Dataset excerpt:
((
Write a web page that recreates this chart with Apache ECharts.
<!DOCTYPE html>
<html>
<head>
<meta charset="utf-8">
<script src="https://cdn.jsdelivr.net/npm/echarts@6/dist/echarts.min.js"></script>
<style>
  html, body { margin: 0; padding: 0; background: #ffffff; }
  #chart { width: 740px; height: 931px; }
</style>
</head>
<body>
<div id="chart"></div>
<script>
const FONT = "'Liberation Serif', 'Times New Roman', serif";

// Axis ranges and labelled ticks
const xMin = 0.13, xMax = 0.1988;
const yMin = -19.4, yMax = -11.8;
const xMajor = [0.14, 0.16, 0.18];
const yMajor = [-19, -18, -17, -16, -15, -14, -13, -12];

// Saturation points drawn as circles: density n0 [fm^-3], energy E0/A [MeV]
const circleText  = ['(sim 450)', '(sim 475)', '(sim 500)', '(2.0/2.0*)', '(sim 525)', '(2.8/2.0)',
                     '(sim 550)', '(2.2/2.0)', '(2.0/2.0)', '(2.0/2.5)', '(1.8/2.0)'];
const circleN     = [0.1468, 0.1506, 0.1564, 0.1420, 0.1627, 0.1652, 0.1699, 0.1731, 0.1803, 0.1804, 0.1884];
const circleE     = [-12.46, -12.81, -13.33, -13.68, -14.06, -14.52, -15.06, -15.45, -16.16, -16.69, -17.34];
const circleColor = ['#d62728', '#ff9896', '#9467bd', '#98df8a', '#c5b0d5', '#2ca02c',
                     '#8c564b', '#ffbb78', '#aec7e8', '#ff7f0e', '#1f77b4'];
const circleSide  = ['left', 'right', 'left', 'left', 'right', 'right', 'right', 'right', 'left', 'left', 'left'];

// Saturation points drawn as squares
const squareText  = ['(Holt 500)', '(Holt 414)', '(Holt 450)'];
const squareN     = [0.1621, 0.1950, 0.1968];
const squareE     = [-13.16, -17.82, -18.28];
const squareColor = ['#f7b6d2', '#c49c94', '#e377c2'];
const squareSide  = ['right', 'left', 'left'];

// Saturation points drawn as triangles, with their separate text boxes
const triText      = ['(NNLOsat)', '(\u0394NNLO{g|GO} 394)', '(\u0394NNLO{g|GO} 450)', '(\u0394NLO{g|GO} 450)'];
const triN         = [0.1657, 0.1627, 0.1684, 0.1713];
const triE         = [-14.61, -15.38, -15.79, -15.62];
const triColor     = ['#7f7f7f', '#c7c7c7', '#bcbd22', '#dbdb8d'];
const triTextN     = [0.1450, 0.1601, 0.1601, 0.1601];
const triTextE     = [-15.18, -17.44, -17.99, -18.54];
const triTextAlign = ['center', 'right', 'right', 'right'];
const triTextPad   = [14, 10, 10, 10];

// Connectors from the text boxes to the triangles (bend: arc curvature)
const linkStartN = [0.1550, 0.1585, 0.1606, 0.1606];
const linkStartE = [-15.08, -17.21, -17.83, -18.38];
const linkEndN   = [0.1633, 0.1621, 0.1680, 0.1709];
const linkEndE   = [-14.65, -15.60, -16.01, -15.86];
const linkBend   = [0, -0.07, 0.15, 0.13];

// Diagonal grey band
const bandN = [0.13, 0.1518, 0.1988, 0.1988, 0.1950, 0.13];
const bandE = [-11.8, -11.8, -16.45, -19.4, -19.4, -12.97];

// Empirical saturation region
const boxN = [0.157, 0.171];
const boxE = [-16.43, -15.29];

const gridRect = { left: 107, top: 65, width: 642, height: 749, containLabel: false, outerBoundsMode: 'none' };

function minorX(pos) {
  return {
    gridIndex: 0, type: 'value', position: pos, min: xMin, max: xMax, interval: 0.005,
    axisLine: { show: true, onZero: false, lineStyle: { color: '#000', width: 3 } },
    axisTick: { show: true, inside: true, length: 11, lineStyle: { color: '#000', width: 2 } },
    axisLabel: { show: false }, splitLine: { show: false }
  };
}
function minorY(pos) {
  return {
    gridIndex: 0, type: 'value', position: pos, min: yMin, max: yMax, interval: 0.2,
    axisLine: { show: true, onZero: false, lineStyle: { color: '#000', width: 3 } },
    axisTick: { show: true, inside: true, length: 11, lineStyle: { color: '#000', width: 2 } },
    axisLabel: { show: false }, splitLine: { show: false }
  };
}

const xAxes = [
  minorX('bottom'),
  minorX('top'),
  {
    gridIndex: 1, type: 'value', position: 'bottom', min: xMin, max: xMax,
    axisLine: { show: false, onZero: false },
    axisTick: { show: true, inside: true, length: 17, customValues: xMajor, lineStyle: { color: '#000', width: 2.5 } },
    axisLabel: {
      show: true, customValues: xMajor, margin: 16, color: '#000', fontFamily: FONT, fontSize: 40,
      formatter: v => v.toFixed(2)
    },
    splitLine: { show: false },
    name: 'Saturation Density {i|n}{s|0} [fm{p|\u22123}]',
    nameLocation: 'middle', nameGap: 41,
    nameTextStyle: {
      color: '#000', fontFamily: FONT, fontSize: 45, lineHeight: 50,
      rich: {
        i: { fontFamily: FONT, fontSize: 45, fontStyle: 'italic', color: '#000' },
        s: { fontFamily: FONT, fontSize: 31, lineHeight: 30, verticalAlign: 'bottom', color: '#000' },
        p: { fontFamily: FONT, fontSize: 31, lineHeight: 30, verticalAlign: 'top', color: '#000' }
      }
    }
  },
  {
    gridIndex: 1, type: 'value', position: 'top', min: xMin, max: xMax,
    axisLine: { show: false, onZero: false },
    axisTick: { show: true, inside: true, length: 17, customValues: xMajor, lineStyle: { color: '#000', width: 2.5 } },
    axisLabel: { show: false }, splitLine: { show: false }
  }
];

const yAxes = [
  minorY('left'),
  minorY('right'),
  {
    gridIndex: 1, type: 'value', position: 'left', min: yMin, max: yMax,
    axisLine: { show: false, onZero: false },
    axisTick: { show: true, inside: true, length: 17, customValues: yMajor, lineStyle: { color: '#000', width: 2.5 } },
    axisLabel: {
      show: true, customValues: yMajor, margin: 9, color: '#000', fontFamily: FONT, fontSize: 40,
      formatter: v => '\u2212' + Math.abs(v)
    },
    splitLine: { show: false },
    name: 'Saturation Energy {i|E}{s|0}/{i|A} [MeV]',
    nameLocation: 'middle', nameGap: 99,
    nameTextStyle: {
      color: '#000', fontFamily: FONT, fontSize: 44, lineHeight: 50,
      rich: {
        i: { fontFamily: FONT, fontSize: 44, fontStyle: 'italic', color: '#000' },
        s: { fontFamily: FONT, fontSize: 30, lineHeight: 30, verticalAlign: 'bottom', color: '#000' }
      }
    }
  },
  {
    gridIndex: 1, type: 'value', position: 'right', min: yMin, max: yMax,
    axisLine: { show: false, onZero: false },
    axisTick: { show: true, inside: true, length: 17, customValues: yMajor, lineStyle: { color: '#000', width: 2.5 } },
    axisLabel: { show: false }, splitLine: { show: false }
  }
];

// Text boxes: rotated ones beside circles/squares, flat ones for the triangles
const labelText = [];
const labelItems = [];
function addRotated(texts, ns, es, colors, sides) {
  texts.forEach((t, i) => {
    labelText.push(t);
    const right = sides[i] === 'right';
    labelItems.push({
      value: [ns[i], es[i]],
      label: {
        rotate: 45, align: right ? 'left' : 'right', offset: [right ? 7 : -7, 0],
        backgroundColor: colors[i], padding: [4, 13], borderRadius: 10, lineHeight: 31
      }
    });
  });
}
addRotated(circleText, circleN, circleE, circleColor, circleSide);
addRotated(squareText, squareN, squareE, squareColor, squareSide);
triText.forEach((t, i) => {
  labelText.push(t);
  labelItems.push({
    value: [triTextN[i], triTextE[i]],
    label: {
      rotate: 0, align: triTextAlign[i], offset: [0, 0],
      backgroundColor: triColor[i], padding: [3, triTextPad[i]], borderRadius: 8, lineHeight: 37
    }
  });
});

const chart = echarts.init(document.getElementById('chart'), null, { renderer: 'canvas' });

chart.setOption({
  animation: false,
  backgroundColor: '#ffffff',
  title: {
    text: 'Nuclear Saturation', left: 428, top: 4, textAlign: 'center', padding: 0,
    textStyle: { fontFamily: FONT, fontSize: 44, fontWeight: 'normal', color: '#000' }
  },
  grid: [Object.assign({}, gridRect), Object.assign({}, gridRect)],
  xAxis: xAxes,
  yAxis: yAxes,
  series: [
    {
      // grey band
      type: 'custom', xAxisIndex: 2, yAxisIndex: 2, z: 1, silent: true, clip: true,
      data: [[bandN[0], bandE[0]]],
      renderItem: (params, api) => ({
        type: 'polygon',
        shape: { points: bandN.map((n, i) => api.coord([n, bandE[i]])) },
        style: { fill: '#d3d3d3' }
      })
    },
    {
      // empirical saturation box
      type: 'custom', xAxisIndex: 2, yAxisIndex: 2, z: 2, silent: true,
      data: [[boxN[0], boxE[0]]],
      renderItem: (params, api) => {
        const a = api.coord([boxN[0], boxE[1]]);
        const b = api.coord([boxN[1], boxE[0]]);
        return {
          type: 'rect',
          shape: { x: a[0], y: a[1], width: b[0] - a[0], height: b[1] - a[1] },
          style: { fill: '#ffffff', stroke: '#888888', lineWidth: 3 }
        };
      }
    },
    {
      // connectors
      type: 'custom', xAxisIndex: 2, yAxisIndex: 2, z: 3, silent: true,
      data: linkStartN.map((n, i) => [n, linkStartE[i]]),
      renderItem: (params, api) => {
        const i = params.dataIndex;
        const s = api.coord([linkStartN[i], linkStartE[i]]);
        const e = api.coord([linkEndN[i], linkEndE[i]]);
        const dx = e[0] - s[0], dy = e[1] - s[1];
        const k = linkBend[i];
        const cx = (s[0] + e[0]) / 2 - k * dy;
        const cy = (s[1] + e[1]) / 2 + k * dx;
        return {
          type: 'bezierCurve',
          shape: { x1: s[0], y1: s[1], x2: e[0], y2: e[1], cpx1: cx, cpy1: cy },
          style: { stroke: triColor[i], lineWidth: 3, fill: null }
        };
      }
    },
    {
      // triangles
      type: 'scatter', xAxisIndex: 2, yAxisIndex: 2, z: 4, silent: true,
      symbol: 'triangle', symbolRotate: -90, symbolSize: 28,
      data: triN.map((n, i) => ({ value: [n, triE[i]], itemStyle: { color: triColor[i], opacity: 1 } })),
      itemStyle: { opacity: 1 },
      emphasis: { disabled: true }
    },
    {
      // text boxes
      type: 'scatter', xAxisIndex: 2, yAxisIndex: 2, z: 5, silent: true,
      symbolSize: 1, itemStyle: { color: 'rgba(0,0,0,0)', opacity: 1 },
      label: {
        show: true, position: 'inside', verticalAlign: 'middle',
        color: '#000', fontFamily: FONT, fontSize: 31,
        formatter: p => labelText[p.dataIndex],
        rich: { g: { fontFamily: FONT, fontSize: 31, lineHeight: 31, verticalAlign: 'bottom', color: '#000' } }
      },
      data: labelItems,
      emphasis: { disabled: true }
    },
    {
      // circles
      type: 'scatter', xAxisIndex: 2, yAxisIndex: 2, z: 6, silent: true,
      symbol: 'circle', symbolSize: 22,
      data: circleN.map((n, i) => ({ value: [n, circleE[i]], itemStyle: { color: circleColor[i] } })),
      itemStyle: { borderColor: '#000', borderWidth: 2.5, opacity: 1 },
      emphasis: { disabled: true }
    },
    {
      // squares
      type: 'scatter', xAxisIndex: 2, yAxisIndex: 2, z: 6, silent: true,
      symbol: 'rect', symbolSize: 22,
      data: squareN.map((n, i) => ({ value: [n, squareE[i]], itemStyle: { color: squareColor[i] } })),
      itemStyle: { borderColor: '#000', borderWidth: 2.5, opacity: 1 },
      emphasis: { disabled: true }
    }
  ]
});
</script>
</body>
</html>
))
Exercise brief: Quote exactly the opening line of the material above and every line after it, up to and including the line that contains "Serif', 'Times New".

Response to this exercise:
Write a web page that recreates this chart with Apache ECharts.
<!DOCTYPE html>
<html>
<head>
<meta charset="utf-8">
<script src="https://cdn.jsdelivr.net/npm/echarts@6/dist/echarts.min.js"></script>
<style>
  html, body { margin: 0; padding: 0; background: #ffffff; }
  #chart { width: 740px; height: 931px; }
</style>
</head>
<body>
<div id="chart"></div>
<script>
const FONT = "'Liberation Serif', 'Times New Roman', serif";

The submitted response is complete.